■ Exercise objective:
Retype the data exactly, from its first line to the line containing "plt.rcParams['font.family'] = ['Open", including both, and skip any picture.

■ Data section:
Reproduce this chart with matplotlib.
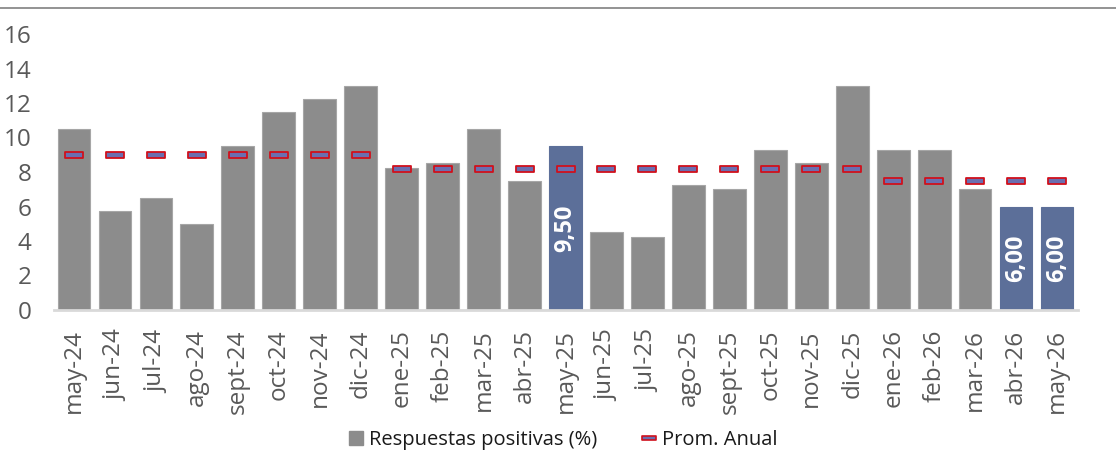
import matplotlib
matplotlib.use("Agg")
import matplotlib.pyplot as plt
from matplotlib.path import Path
from matplotlib.lines import Line2D
from matplotlib.patches import Patch

plt.rcParams['font.family'] = ['Open Sans', 'DejaVu Sans']

months = ["may-24", "jun-24", "jul-24", "ago-24", "sept-24", "oct-24", "nov-24", "dic-24",
          "ene-25", "feb-25", "mar-25", "abr-25", "may-25", "jun-25", "jul-25", "ago-25",
          "sept-25", "oct-25", "nov-25", "dic-25", "ene-26", "feb-26", "mar-26", "abr-26", "may-26"]
respuestas = [10.5, 5.75, 6.5, 5.0, 9.5, 11.5, 12.25, 13.0,
              8.25, 8.5, 10.5, 7.5, 9.5, 4.5, 4.25, 7.25,
              7.0, 9.25, 8.5, 13.0, 9.25, 9.25, 7.0, 6.0, 6.0]
prom_anual = [9.0] * 8 + [8.15] * 12 + [7.5] * 5
highlight = ["may-25", "abr-26", "may-26"]

W, H = 1116, 468
fig = plt.figure(figsize=(W / 100, H / 100), dpi=100)
ax = fig.add_axes([53.5 / W, 1 - 310 / H, (1077.5 - 53.5) / W, (310 - 34) / H])

x = list(range(len(months)))
gray = "#8c8c8c"
blue = "#5c6f99"
colors = [blue if m in highlight else gray for m in months]
edges = ["#5c6f99" if m in highlight else "#a6a6a6" for m in months]
ax.bar(x, respuestas, width=0.8, color=colors, edgecolor=edges, linewidth=0.8, zorder=2)

for xi, m, v in zip(x, months, respuestas):
    if m in highlight:
        ax.text(xi, v / 2, f"{v:.2f}".replace(".", ","), rotation=90,
                ha="center", va="center", color="white", fontsize=17, fontweight="bold", zorder=4)

rect = Path([(-0.5, -0.15), (0.5, -0.15), (0.5, 0.15), (-0.5, 0.15), (-0.5, -0.15)],
            [Path.MOVETO, Path.LINETO, Path.LINETO, Path.LINETO, Path.CLOSEPOLY])
ax.plot(x, prom_anual, linestyle="none", marker=rect, markersize=12.5,
        markerfacecolor="#6a6fb0", markeredgecolor="#d0101c", markeredgewidth=1.3, zorder=3)

ax.set_xlim(-0.5, len(months) - 0.5)
ax.set_ylim(0, 16)
ax.set_yticks(range(0, 17, 2))
ax.set_xticks(x)
ax.set_xticklabels(months, rotation=90)
ax.tick_params(axis="both", length=0, labelsize=17.5, labelcolor="#595959")
ax.tick_params(axis="x", pad=14)
ax.tick_params(axis="y", pad=16)
for s in ["top", "right", "left"]:
    ax.spines[s].set_visible(False)
ax.spines["bottom"].set_color("#d9d9d9")
ax.spines["bottom"].set_linewidth(2)

fig.add_artist(Line2D([0, 1], [1 - 8 / H, 1 - 8 / H], color="#808080", linewidth=1.2))

handles = [Patch(facecolor=gray, edgecolor=gray),
           Line2D([], [], linestyle="none", marker=rect, markersize=10,
                  markerfacecolor="#6a6fb0", markeredgecolor="#d0101c", markeredgewidth=1.2)]
leg = fig.legend(handles, ["Respuestas positivas (%)", "Prom. Anual"], loc="center",
                 bbox_to_anchor=(563 / W, 1 - 440 / H), ncol=2, frameon=False, fontsize=14.5,
                 handlelength=0.7, handleheight=0.7, handletextpad=0.3, columnspacing=2.2)
for t in leg.get_texts():
    t.set_color("#1a1a1a")

fig.savefig("out.png", dpi=100)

■ The reply:
Reproduce this chart with matplotlib.
import matplotlib
matplotlib.use("Agg")
import matplotlib.pyplot as plt
from matplotlib.path import Path
from matplotlib.lines import Line2D
from matplotlib.patches import Patch

plt.rcParams['font.family'] = ['Open Sans', 'DejaVu Sans']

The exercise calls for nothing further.